Bob Merrill and Jule Styne wrote a song for the 1964 Broadway musical Funny Girl that Barbara Streisand sang…and the first verse goes:
People, people who need people
Are the luckiest people in the world
Where children needing other children
And yet letting our grown-up pride
Hide all the need inside
Acting more like children than children
To be human is to recognize that we need each other. And depending on who we are, our upbringing, our temperament, this is variously easy or difficult.
I, for one, when I have a question about where to find something, recommendations about food or a service, or whatever…my first instinct is to research by myself and come up with an answer. I’m always shocked to learn that other people just put this need out there…on social media, with friends, with total strangers… “Hey, I need this. Anyone know anything?” That is not my go-to. That doesn’t occur to me unless someone says: “You know people, ask them.” Oh yeah.

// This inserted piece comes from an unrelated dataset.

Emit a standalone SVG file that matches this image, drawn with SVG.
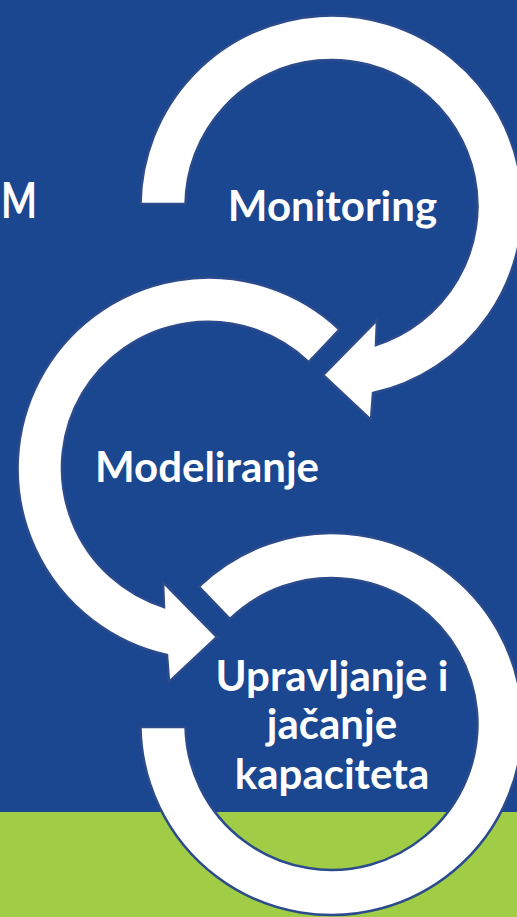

“Can You Ever Forgive Me” is a 2018 film, with two Oscar nominated actors, that portrays this idea so well…perhaps tragically. Melissa McCarthy is portraying Lee Israel, a real-life biographer who when demand for her kind of writing dries up, turns to fabricating and selling letters from famous authors. As much as this movie chronicles Lee Israel’s stumbling into this criminal enterprise, it’s really a film about a stubbornly independent person being forced to admit—very much against her will—that she needs other people sometimes. But she’s so unpracticed at it that she fumbles her way through even the simplest relationships and interactions.
At one point, Lee is caught off guard by the gently romantic overtures of a bookseller named Anna. And we see just how ill-accustomed she is to receiving human kindness, much less responding in kind. When a conversation becomes too personal, too kind, too emotional, Lee quickly cracks a joke or turns the conversation into a sort-of business transaction. Anything to avoid the fact that another person might have a place in her life. Anything to avoid feeling vulnerable. To quote Lee Israel about breaking up with an ex: “she wanted me to listen to her talk about her feelings, and get closer to her friends, and crap like that.”
She has no friends…other than the new one she’s made in Jack – an equally lonely and pained character. Both of them on the outside looking in…a perfectly desperate situation that allows them both to seek meaning and purpose in less than healthy (and legal) ways.
What would have Lee’s life been like had she the people who supported her through her ups and downs? How might her decisions have differed if she’d been given support and love from family, friends, and her extended community? A different life – and not the same movie, for sure!
Community is powerful. The lack of it is just as powerful to make an impact in our lives and in the direction it takes. When it comes to building and strengthening connection, we each are immensely powerful. We all have the power to offer connection and community to others: community built on the reality that we’re all necessary, unique, and powerful to add our small piece to the puzzle. Wouldn’t it be great for every person to know they are part of something that looks after one another and ensures that no one has to go it alone. What an immense power to be able to give that gift to another.